The P3AT is a locked breech, double action only, .380 ACP pistol introduced by KelTec in 2003 and based on the even smaller .32 ACP KelTec P32 pistol. The frame is made of polymer with an aluminum insert, and the slide and barrel are steel. It was touted as being the lightest production .380 ACP pistol in the world, weighing only 8.3 oz empty, and is roughly the same size as many .22 and .25-caliber pistols. Discontinued in 2022, the P3AT was manufactured by Kel-Tec CNC Industries of Cocoa, FL from 1999 to 2022.

==Design details==
The P3AT standard cartridge capacity is 6+1, and KelTec also made extended 7+1- and 9+1-round magazines for it. Trigger pull is 5 lbf. These attributes made it popular for civilians with concealed carry permits and with police officers as a back-up or off-duty pistol. The P3AT omits a slide stop to keep the size similar to the P32. The similar size and weight of the P3AT results in increased felt recoil over the P32 due to the more powerful .380 ACP cartridge (the P32 fires the smaller .32 ACP cartridge).

The KelTec P3AT is available with blued, parkerized, or matte chrome slide. The polymer frame is available in black, grey, navy blue, or olive drab green solid colors, as well as 'Urban Blue/Grey' and 'True Timber' camouflage. The second-generation model was touted as having improvements over the first generation. The most easily distinguished difference between generations is the extractor. The first generation had a traditional external extractor parallel to the side of the gun, while the second generation had a button-head hex screw to the rear of the extractor, which is at an angle to the side of the gun.

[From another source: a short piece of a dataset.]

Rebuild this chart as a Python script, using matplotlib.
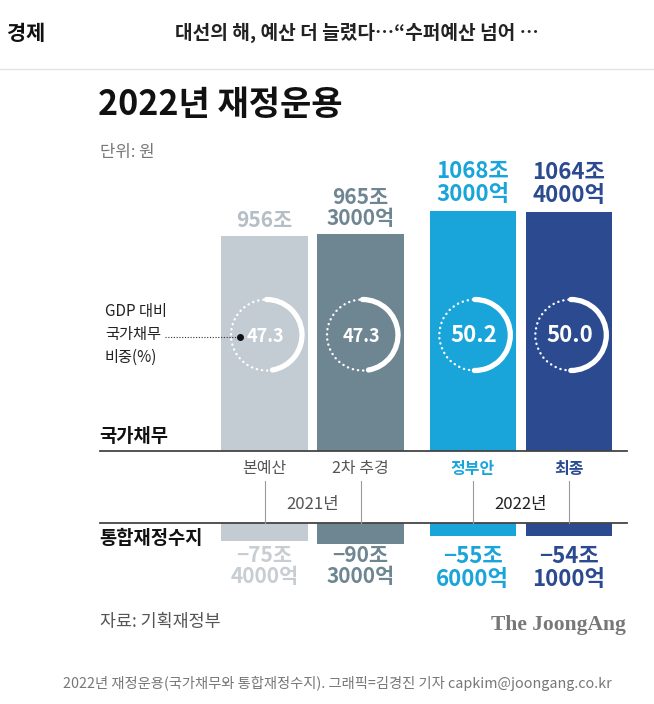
import matplotlib
matplotlib.use("Agg")
import matplotlib.pyplot as plt
from matplotlib.patches import Arc

plt.rcParams['font.family'] = ['Noto Sans CJK KR', 'DejaVu Sans']

# --- data -------------------------------------------------------------
categories = ['본예산', '2차 추경', '정부안', '최종']
years = ['2021년', '2022년']
debt = [956.0, 965.3, 1068.3, 1064.4]      # 국가채무 (조원)
balance = [-75.4, -90.3, -55.6, -54.1]     # 통합재정수지 (조원)
gdp_ratio = [47.3, 47.3, 50.2, 50.0]       # GDP 대비 국가채무 비중(%)
xpos = [0, 1, 2.17, 3.17]

headline = '대선의 해, 예산 더 늘렸다…“수퍼예산 넘어 …'
title = '2022년 재정운용'
caption = '2022년 재정운용(국가채무와 통합재정수지). 그래픽=김경진 기자 capkim@joongang.co.kr'

bar_colors = ['#c3ccd3', '#6e8592', '#1aa5da', '#2b4a8f']
label_colors = ['#b5bec5', '#6e8592', '#1aa5da', '#2b4a8f']
bal_label_colors = ['#c8cdd1', '#6e8592', '#1aa5da', '#2b4a8f']
cat_colors = ['#555555', '#555555', '#1aa5da', '#2b4a8f']


def jo_eok(v):
    sign = '−' if v < 0 else ''
    v = abs(v)
    jo = int(v)
    eok = round((v - jo) * 10000)
    return f'{sign}{jo}조' + (f'\n{eok}억' if eok else '')


# --- layout (pixels, y from top) ---------------------------------------
W, H = 654, 704
TOP_BASE, TOP_CEIL = 451, 150
BOT_BASE, BOT_FLOOR = 523, 600
PX_TOP = 0.2247   # px per 조원 (debt)
PX_BOT = 0.233    # px per 조원 (balance)
X0, X_UNIT = 264.5, 96
GAUGE_Y, GAUGE_R = 335, 35.5

fig = plt.figure(figsize=(W / 100, H / 100), dpi=100)
xlim = (-X0 / X_UNIT, (W - X0) / X_UNIT)

ax_top = fig.add_axes([0, 1 - TOP_BASE / H, 1, (TOP_BASE - TOP_CEIL) / H])
ax_top.set_xlim(xlim)
ax_top.set_ylim(0, (TOP_BASE - TOP_CEIL) / PX_TOP)
ax_top.bar(xpos, debt, width=0.9, color=bar_colors)
ax_top.axis('off')

ax_bot = fig.add_axes([0, 1 - BOT_FLOOR / H, 1, (BOT_FLOOR - BOT_BASE) / H])
ax_bot.set_xlim(xlim)
ax_bot.set_ylim(-(BOT_FLOOR - BOT_BASE) / PX_BOT, 0)
ax_bot.bar(xpos, balance, width=0.9, color=bar_colors)
ax_bot.axis('off')

cv = fig.add_axes([0, 0, 1, 1])
cv.set_xlim(0, W)
cv.set_ylim(H, 0)
cv.axis('off')


def to_cv(ax, x, y):
    dx, dy = ax.transData.transform((x, y))
    return dx, H - dy


# header
cv.text(7, 33, '경제', fontsize=15, weight='bold', va='center', color='#111111')
cv.text(357, 33, headline, fontsize=13.8, weight='bold', ha='center', va='center', color='#222222')
cv.plot([0, W], [69, 69], color='#e2e2e2', lw=1)

cv.text(98, 104, title, fontsize=24.5, weight='bold', va='center', color='#111111')
cv.text(100, 152, '단위: 원', fontsize=12, va='center', color='#777777')

# debt labels + gauges
centers = []
for i, v in enumerate(debt):
    cx, ty = to_cv(ax_top, xpos[i], v)
    centers.append(cx)
    fs = 15 if i < 2 else 16
    cv.text(cx, ty - 5, jo_eok(v), ha='center', va='bottom', fontsize=fs,
            weight='bold', color=label_colors[i], linespacing=1.0)

    span = gdp_ratio[i] * 3.6
    gx = cx + 2
    cv.add_patch(Arc((gx, GAUGE_Y), 2 * GAUGE_R, 2 * GAUGE_R, theta1=-90, theta2=-90 + span,
                     color='white', lw=3.8, capstyle='round'))
    cv.add_patch(Arc((gx, GAUGE_Y), 2 * GAUGE_R, 2 * GAUGE_R, theta1=-90 + span, theta2=270,
                     color='white', lw=1.7, linestyle=(0, (0.1, 2.1)), capstyle='round'))
    cv.text(gx - 1, GAUGE_Y + 1, f'{gdp_ratio[i]:.1f}', ha='center', va='center',
            color='white', weight='bold', fontsize=13 if i < 2 else 16)

# gauge annotation
cv.text(105, 334, 'GDP 대비\n국가채무\n비중(%)', fontsize=11, va='center',
        linespacing=1.45, color='#222222')
dot_x = centers[0] + 2 - 27
cv.plot([165, dot_x], [337, 337], color='#333333', lw=0.8, linestyle=(0, (1, 1.5)))
cv.plot([dot_x], [337], 'o', color='#111111', ms=4)

# section labels and rules
cv.text(99, 437, '국가채무', fontsize=13.5, weight='bold', va='center', color='#111111')
cv.plot([100, 627], [TOP_BASE, TOP_BASE], color='#444444', lw=1.3)
cv.plot([100, 627], [BOT_BASE, BOT_BASE], color='#444444', lw=1.3)
cv.text(99, 538, '통합재정수지', fontsize=13.5, weight='bold', va='center', color='#111111')

for i, cat in enumerate(categories):
    cx = centers[i]
    cv.text(cx, 469, cat, ha='center', va='center', fontsize=11.5,
            weight='normal' if i < 2 else 'bold', color=cat_colors[i])
    cv.plot([cx, cx], [481, BOT_BASE], color='#9a9a9a', lw=0.8)

cv.text((centers[0] + centers[1]) / 2, 505, years[0], ha='center', va='center',
        fontsize=12, color='#555555')
cv.text((centers[2] + centers[3]) / 2, 505, years[1], ha='center', va='center',
        fontsize=12, color='#222222')

# balance labels
for i, v in enumerate(balance):
    cx, by = to_cv(ax_bot, xpos[i], v)
    fs = 15 if i < 2 else 16
    cv.text(cx, 545, jo_eok(v), ha='center', va='top', fontsize=fs,
            weight='bold', color=bal_label_colors[i], linespacing=1.0)

# footer
cv.text(100, 622, '자료: 기획재정부', fontsize=12.5, va='center', color='#555555')
cv.text(626, 625, 'The JoongAng', ha='right', va='center', family='Liberation Serif',
        weight='bold', fontsize=15.5, color='#777777')
cv.text(337, 683, caption, ha='center', va='center', fontsize=10.3, color='#777777')

fig.savefig('out.png', dpi=100)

In a 2004 Guns & Ammo review, Wiley Clapp said, "Ingenuity is often nothing more than a combination of existing principles applied in unique ways. KelTec's new P3AT has no single feature that is not established in modern pistol design, yet it has no competition in its niche." However, competitors soon introduced models with very similar features, including: the Ruger LCP, Kahr P380, S&W .380 Bodyguard and the Taurus 738 TCP.